Management theories are particularly vulnerable to this double hermeneutic, as management is explicitly about influencing others and coordinating people’s actions. Ghoshal gives the example of ‘transaction cost economics:’ based on assumed self-interest, the theory proposes that management’s goal is to prevent people from behaving in opportunistic ways that harm the company as a whole. Managers cannot simply ‘trust’ employees to behave in ways that are good for the group, and so they must monitor and control, reward and punish, and manage through fiat. What’s the result? People who feel they are not trusted act in untrustworthy ways. “Instead of controlling and reducing opportunistic behavior, [this management approach] is likely to create and enhance such behaviors.”

It’s in this way that ethics seeps into the curriculum at B-schools. Not through explicit instruction or discussion, but implicitly, as a set of shared assumptions, biases, norms, values and ideologies that underpin the whole program yet are never discussed outright. The scholars who were offended by the proposition of ethics in Etzioni’s parable, are, it seems, in denial about the fact that they are social scientists whose work is subject to the double hermeneutic. What’s more, they seem to have forgotten that they, their objects of study, and their students, are all humans, and as such bring to every situation a degree of ethical decision making. Ethics guides the actions of the people they study, ethics guides the material they teach and the way they teach it, and ethics guides the decisions that those students will make both now and in the future.

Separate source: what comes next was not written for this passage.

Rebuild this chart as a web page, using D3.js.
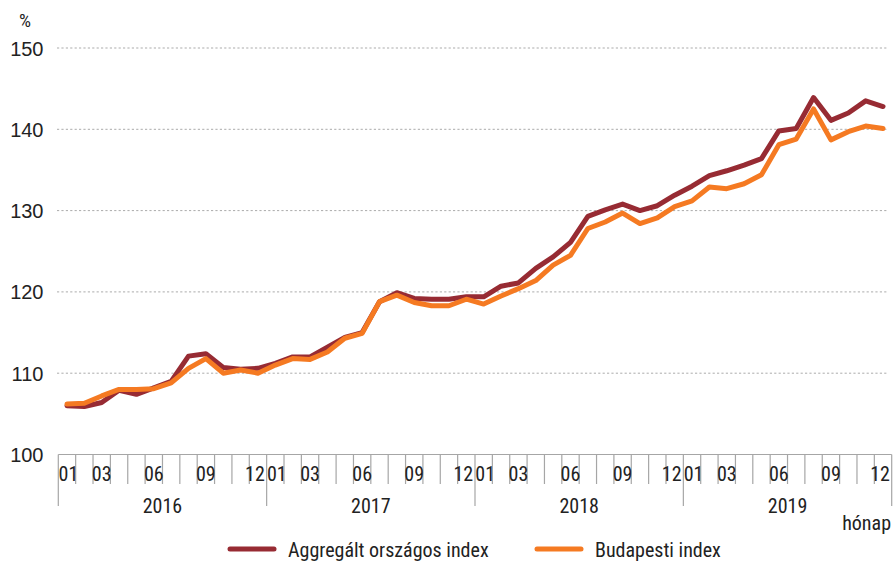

To say that ethics has no place in business is as absurd as saying that logic has no role in literature, or that compassion has no role in policy. It may not be the preferred object of study, but denying its existence outright makes a mockery of the discipline. To ask “Should a B-school education include an education in ethics?” is to miss the point entirely. B-schools are already steeped in ethics education – it’s in the theories we teach, in the way that we teach them, in the discussions we have about them, in every case study and every lesson.

The question we should be asking is this: which ethics are we teaching? Are we teaching students to behave in ways that benefit society, or are we teaching them to take advantage of other people and their positions? Are we encouraging actions like those Dennis Kozlowski and the Enron execs took, or are we discouraging them? Do we teach compassion, or callousness? Bravery, or cowardice? Empathy? Manipulation? Greed?

We should be vigilant for ethical instruction sneaking into our classes. Keep an eye out for what is assumed, what is promoted, and what positions are not discussed. And then ask: do I agree with what is being taught?